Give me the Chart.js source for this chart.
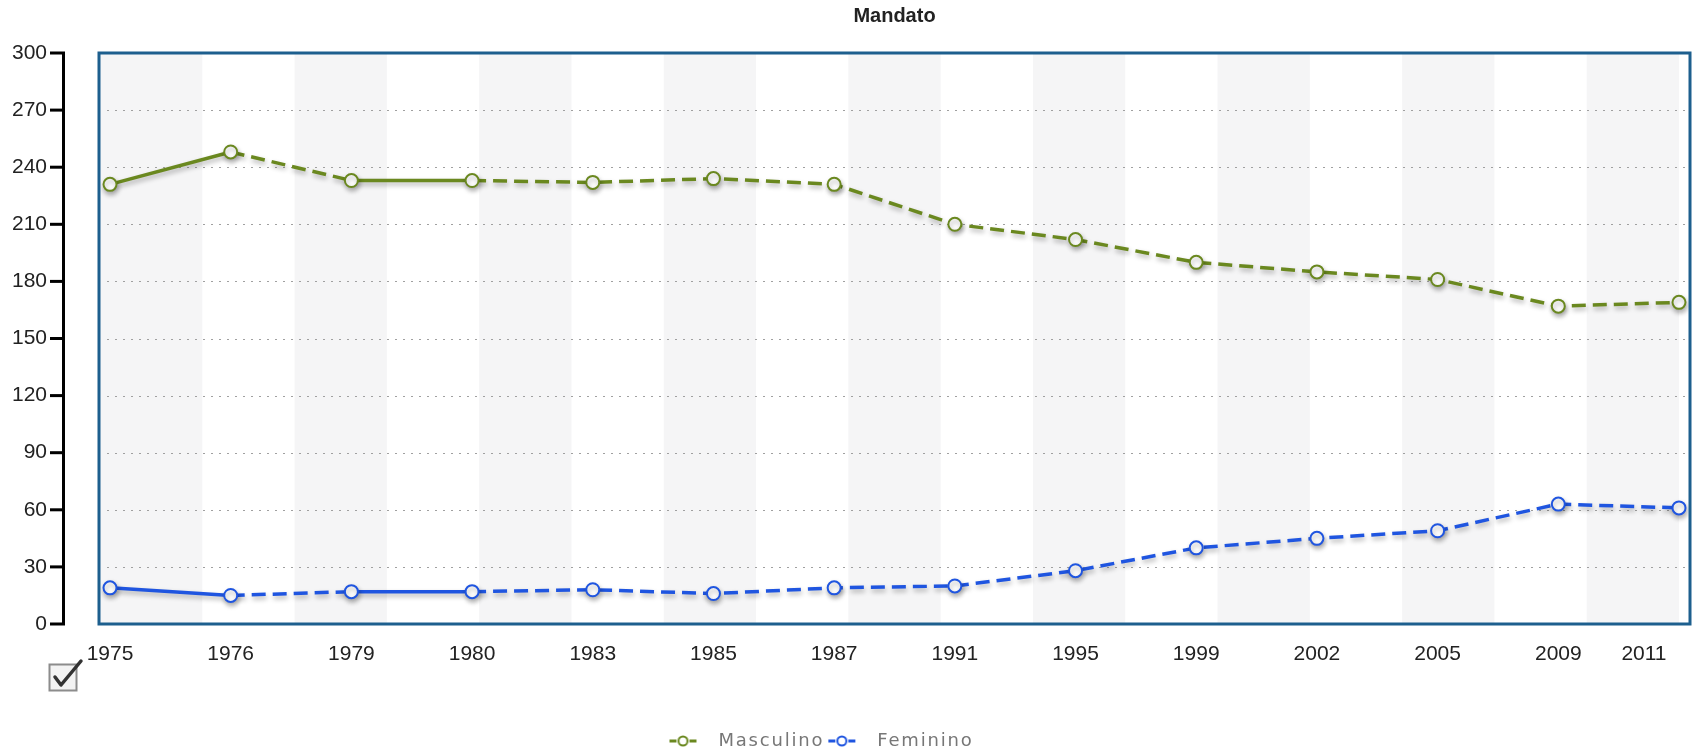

□ □ □ □

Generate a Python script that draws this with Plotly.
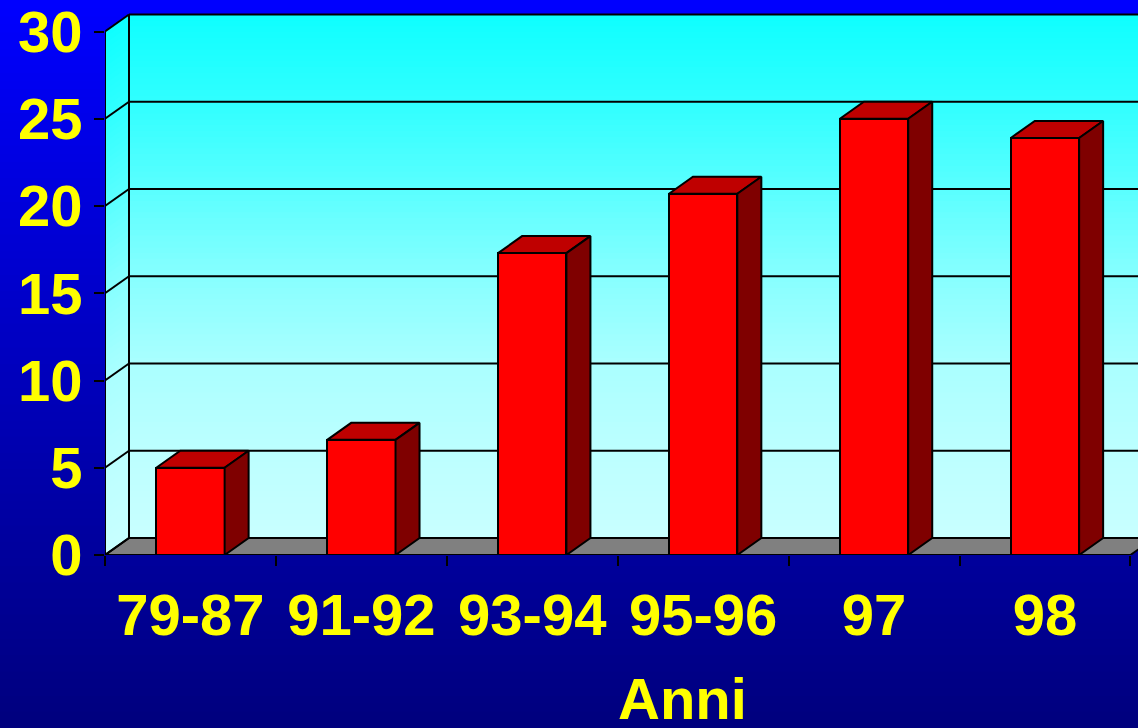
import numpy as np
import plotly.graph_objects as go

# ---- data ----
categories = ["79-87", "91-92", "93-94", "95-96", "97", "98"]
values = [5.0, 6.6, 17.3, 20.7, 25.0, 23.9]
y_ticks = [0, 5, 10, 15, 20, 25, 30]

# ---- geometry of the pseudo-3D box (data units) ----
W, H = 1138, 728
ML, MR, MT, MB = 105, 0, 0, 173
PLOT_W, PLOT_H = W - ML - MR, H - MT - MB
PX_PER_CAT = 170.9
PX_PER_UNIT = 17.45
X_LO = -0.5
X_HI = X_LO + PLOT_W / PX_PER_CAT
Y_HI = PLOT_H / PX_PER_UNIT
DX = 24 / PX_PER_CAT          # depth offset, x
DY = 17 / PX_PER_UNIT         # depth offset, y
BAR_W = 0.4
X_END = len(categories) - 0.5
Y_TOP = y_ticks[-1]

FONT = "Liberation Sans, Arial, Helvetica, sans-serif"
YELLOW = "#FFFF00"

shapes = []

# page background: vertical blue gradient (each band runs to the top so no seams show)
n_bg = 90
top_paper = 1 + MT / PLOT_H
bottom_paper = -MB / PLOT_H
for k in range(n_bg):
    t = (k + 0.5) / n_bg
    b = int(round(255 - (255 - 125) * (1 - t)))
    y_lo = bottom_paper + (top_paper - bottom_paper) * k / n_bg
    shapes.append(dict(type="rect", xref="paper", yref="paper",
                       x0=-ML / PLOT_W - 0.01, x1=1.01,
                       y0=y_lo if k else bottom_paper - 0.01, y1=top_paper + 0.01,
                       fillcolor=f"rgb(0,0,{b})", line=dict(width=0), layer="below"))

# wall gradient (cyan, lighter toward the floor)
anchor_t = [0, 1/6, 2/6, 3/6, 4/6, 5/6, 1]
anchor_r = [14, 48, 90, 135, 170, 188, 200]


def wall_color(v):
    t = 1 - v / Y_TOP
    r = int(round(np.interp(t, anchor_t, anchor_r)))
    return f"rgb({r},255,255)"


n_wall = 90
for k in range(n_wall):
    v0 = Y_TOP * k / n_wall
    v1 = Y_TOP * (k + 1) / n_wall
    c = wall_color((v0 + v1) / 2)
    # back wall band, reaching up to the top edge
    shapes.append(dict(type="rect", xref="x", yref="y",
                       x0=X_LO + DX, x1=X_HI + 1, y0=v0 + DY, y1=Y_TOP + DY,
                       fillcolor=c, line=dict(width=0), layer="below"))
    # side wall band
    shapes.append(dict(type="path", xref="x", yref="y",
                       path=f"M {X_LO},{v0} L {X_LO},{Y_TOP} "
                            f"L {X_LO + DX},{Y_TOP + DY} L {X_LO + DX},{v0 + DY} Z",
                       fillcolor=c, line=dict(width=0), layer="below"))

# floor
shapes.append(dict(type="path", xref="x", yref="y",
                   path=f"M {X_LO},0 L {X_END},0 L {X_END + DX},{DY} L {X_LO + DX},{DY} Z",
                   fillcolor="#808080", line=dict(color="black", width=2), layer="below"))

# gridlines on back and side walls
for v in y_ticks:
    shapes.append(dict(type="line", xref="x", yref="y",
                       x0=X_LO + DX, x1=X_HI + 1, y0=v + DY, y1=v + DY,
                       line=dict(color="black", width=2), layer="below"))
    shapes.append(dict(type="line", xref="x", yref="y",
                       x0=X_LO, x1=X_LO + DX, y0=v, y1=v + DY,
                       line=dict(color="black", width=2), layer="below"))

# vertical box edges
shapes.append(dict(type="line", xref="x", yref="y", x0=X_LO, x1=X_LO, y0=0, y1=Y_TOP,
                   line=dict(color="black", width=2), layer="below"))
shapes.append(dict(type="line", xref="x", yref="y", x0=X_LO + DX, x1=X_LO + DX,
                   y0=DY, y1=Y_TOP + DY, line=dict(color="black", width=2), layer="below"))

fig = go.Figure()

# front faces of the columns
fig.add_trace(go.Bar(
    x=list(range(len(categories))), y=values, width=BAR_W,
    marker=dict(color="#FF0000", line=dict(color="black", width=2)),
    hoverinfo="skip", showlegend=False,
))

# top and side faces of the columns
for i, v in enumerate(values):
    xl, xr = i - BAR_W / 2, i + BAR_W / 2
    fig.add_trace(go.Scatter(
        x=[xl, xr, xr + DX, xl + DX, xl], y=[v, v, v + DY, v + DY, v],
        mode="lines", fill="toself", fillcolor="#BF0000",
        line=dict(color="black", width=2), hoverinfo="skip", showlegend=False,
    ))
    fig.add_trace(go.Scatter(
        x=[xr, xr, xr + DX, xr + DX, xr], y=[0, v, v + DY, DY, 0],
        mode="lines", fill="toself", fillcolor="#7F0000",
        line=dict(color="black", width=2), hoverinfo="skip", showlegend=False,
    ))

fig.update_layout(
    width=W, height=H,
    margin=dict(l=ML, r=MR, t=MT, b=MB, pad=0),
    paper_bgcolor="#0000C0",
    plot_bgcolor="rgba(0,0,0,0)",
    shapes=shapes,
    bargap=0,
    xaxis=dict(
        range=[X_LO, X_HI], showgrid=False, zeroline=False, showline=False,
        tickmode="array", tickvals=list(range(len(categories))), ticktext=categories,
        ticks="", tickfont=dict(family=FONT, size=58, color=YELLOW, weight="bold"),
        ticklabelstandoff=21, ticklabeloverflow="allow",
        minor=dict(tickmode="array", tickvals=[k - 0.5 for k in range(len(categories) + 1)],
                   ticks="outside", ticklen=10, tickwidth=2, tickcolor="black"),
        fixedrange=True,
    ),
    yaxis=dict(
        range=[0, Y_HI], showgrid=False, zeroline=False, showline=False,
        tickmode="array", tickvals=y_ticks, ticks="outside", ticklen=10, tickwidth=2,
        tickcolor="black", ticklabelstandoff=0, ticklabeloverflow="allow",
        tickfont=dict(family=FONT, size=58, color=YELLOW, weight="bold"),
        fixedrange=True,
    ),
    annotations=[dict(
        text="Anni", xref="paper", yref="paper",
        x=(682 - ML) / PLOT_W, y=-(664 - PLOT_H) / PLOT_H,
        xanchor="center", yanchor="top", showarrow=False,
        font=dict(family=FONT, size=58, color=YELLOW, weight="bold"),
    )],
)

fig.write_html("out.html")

□ □ □ □

* What to work on
Repeat, with no pictures, exactly the lines from the one containing "Generate a Python" through the one containing "anchor_r = [14, 48, 90, 135, 170, 188, 200]", the first and last included.

* Answer for the task
Generate a Python script that draws this with Plotly.
import numpy as np
import plotly.graph_objects as go

# ---- data ----
categories = ["79-87", "91-92", "93-94", "95-96", "97", "98"]
values = [5.0, 6.6, 17.3, 20.7, 25.0, 23.9]
y_ticks = [0, 5, 10, 15, 20, 25, 30]

# ---- geometry of the pseudo-3D box (data units) ----
W, H = 1138, 728
ML, MR, MT, MB = 105, 0, 0, 173
PLOT_W, PLOT_H = W - ML - MR, H - MT - MB
PX_PER_CAT = 170.9
PX_PER_UNIT = 17.45
X_LO = -0.5
X_HI = X_LO + PLOT_W / PX_PER_CAT
Y_HI = PLOT_H / PX_PER_UNIT
DX = 24 / PX_PER_CAT          # depth offset, x
DY = 17 / PX_PER_UNIT         # depth offset, y
BAR_W = 0.4
X_END = len(categories) - 0.5
Y_TOP = y_ticks[-1]

FONT = "Liberation Sans, Arial, Helvetica, sans-serif"
YELLOW = "#FFFF00"

shapes = []

# page background: vertical blue gradient (each band runs to the top so no seams show)
n_bg = 90
top_paper = 1 + MT / PLOT_H
bottom_paper = -MB / PLOT_H
for k in range(n_bg):
    t = (k + 0.5) / n_bg
    b = int(round(255 - (255 - 125) * (1 - t)))
    y_lo = bottom_paper + (top_paper - bottom_paper) * k / n_bg
    shapes.append(dict(type="rect", xref="paper", yref="paper",
                       x0=-ML / PLOT_W - 0.01, x1=1.01,
                       y0=y_lo if k else bottom_paper - 0.01, y1=top_paper + 0.01,
                       fillcolor=f"rgb(0,0,{b})", line=dict(width=0), layer="below"))

# wall gradient (cyan, lighter toward the floor)
anchor_t = [0, 1/6, 2/6, 3/6, 4/6, 5/6, 1]
anchor_r = [14, 48, 90, 135, 170, 188, 200]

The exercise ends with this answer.